Granby’s former Chamber director leaves to lead State Main Street Program
Moving on to a new chapter in your life is always a bittersweet moment.
The excitement of new opportunities, places and adventures is tempered by a poignant knowledge of what you leave behind. For Grand County resident and longtime Granby Chamber of Commerce employee Gayle Langley that is especially true.
Langley currently serves as the Granby Chamber of Commerce’s executive director. She has been with the Chamber for the past three-and-a-half-years, working as the Main Street Program manager for Granby during that entire time. Langley became the Granby Chamber Director after the retirement of former Granby Chamber director Cathie Hook last year.
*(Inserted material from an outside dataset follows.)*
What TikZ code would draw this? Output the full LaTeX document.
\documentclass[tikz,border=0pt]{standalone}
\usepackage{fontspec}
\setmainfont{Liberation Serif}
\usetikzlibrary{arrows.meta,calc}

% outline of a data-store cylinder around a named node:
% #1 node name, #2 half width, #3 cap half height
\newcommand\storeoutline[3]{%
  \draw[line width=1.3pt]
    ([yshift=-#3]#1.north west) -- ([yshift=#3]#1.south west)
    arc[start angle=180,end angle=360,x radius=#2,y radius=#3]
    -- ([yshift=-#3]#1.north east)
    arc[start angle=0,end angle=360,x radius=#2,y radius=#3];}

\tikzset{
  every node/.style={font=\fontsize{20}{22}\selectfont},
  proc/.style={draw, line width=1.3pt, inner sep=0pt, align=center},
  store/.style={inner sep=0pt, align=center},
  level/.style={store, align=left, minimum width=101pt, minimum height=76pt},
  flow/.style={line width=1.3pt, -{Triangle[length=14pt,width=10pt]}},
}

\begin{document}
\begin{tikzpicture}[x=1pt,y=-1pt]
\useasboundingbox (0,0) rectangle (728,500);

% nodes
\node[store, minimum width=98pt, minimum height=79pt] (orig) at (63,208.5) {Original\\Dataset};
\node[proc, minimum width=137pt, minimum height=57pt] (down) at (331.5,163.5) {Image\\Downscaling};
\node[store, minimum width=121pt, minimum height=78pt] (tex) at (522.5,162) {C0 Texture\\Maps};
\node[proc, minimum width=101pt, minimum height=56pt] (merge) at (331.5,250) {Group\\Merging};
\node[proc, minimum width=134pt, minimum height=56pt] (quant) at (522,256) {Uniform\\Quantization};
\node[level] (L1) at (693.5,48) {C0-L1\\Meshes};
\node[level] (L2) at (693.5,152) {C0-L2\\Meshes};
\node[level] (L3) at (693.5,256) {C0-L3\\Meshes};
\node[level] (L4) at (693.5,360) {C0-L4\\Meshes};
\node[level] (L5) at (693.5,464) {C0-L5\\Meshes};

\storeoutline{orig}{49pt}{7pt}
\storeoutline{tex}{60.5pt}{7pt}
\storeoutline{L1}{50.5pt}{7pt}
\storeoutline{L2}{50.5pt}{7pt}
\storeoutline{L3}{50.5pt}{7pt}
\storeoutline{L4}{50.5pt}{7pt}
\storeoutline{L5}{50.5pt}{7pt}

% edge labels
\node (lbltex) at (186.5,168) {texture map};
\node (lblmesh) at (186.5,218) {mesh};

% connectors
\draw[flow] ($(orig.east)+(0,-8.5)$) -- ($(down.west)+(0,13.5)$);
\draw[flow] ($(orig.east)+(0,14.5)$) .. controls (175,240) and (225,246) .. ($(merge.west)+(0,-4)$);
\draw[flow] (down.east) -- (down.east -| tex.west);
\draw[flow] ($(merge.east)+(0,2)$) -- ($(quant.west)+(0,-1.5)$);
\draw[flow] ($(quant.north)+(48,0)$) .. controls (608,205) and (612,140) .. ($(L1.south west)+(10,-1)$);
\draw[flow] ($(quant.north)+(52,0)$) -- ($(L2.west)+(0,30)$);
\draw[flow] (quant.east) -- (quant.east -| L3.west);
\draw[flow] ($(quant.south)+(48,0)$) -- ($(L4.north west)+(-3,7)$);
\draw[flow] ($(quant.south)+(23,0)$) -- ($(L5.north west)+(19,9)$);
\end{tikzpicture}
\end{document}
Langley’s last day with the Granby Chamber will be today, April 14. She plans to move out of Grand County the following day, Saturday April 15. Her departure from the county was not something the former engineering consultant had planned to do, but is instead a financial decision she says she was forced to make.
“I can’t afford to live in Grand County any longer,” Langley said, explaining her predicament is a direct result of a sewer line extension project implemented by the Three Lakes Water and Sanitation District that impacted her home and finances.
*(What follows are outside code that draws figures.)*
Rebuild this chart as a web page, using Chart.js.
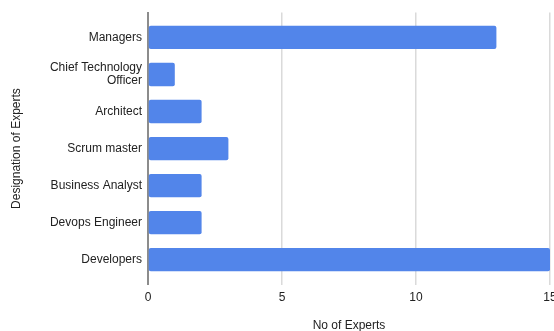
<!DOCTYPE html>
<html>
<head>
<meta charset="utf-8">
<script src="https://cdn.jsdelivr.net/npm/chart.js@4/dist/chart.umd.min.js"></script>
<style>
  html, body { margin: 0; padding: 0; background: #ffffff; }
  #wrap { width: 554px; height: 331px; position: relative; }
</style>
</head>
<body>
<div id="wrap"><canvas id="c" width="554" height="331"></canvas></div>
<script>
const categories = [
  'Managers',
  ['Chief Technology', 'Officer'],
  'Architect',
  'Scrum master',
  'Business Analyst',
  'Devops Engineer',
  'Developers'
];
const expertCounts = [13, 1, 2, 3, 2, 2, 15];
const xTicks = [0, 5, 10, 15];
const xTitle = 'No of Experts';
const yTitle = 'Designation of Experts';

const points = expertCounts.map((v, i) => ({ x: v, y: i }));
const FONT = 'Arial, "Liberation Sans", sans-serif';

new Chart(document.getElementById('c'), {
  type: 'bar',
  data: {
    datasets: [{
      label: xTitle,
      data: points,
      backgroundColor: '#5285ea',
      borderWidth: 0,
      borderRadius: 2,
      borderSkipped: false,
      barPercentage: 0.63,
      categoryPercentage: 1
    }]
  },
  options: {
    indexAxis: 'y',
    responsive: false,
    animation: false,
    layout: { padding: { top: 11, right: 4, bottom: 0, left: 0 } },
    plugins: { legend: { display: false }, tooltip: { enabled: false } },
    scales: {
      x: {
        type: 'linear',
        bounds: 'data',
        offset: false,
        min: xTicks[0],
        max: xTicks[xTicks.length - 1],
        afterBuildTicks: (s) => { s.ticks = xTicks.map(v => ({ value: v })); },
        afterFit: (s) => { s.paddingLeft = 0; s.paddingRight = 0; s.height = 46.5; },
        grid: { color: '#dadada', lineWidth: 1.5, drawTicks: false, offset: false },
        border: { display: false },
        ticks: { padding: 6, color: '#222', font: { family: FONT, size: 12 } },
        title: {
          display: true, text: xTitle, color: '#222',
          font: { family: FONT, size: 12 },
          padding: { top: 12, bottom: -2 }
        }
      },
      y: {
        type: 'linear',
        bounds: 'data',
        offset: false,
        reverse: true,
        min: -0.67,
        max: categories.length - 1 + 0.67,
        afterBuildTicks: (s) => { s.ticks = categories.map((c, i) => ({ value: i })); },
        afterFit: (s) => { s.width = 148; },
        grid: { display: false, drawTicks: false, offset: false },
        border: { display: true, color: '#8c8c8c', width: 2 },
        ticks: {
          padding: 6,
          color: '#222',
          autoSkip: false,
          font: { family: FONT, size: 12, lineHeight: 1.1 },
          callback: (v) => (Number.isInteger(v) && v >= 0 && v < categories.length) ? categories[v] : ''
        },
        title: {
          display: true, text: yTitle, color: '#222',
          font: { family: FONT, size: 12 },
          padding: { top: 9, bottom: 0 }
        }
      }
    }
  }
});
</script>
</body>
</html>
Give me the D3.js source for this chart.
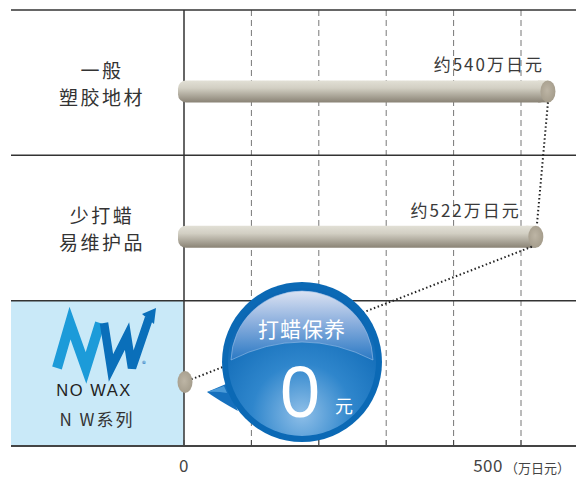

“I was faced with some tough decisions,” Langley said. “It is with a very heavy heart that I leave this county and all of the fantastic people who have helped me make this my home for the past several years.”
But despite the unfortunate circumstances of her departure, Langley’s future is looking bright. Not long after making her decision to leave Grand County Langley was contacted by the Colorado Department of Local Affairs (DOLA) and was offered the position of State Coordinator for the Colorado Main Street Program.
“God opened a fantastic opportunity for me rather quickly,” Langley said. “It was something I prayed about. Everything just fell into place so I knew it was the right move.”
In her new role as state coordinator for the Main Street Program, Langley will be traveling throughout the state to each of the 20 Main Street Communities in Colorado at least twice per year. While she visits the Main Street Communities Langley will provide them with training and help on a wide range of topics. The State Main Street program also offers grants, scholarships and technical resources to the various Main Street Communities.
Langley is moving to the Capital Hill area of Denver for her new position. Her first day with DOLA will be April 24. Langley said her deep love of Grand County means she will be returning as often as possible to enjoy everything Middle Park has to offer. Fortunately, her new position with DOLA allows for a flex schedule.
“I will be able to come up a couple times each month to enjoy the recreation activities I have been too busy for over the past few years,” she said. After moving, Langley plans to spend more of her time in Grand County doing things like kayaking, hiking and, “I might even try my hand at golf again,” she said with a smile.
Despite her exuberance, Langley said she would deeply miss the citizens of this region.
“The people, and their hearts to serve, are what make Grand County grand,” Langley said. “I have seen the difference these people up here make for their neighbors. It has been my honor and privilege to serve this great community for the last three-and-a-half-years. I see fabulous potential with the sale of Granby Trails, the potential for a Family Dollar store and for the vision the Board of Trustees has for making Granby into a destination location. I want to thank them all for their support.”
Langley says she will miss many aspects of Grand County and highlighted early morning kayaking jaunts on Shadow Mountain Reservoir as her fondest memories of Middle Park. “It doesn’t get any better than that,” she said.
In parting Langley addressed a few comments directly to the Three Lakes Water and Sanitation District. “I hope they realize the impact of their decisions on the community and on their residents,” she said. “I would hope they strive harder in a cooperative effort with the residents in order to connect to their sewer line in a more cost effective way.”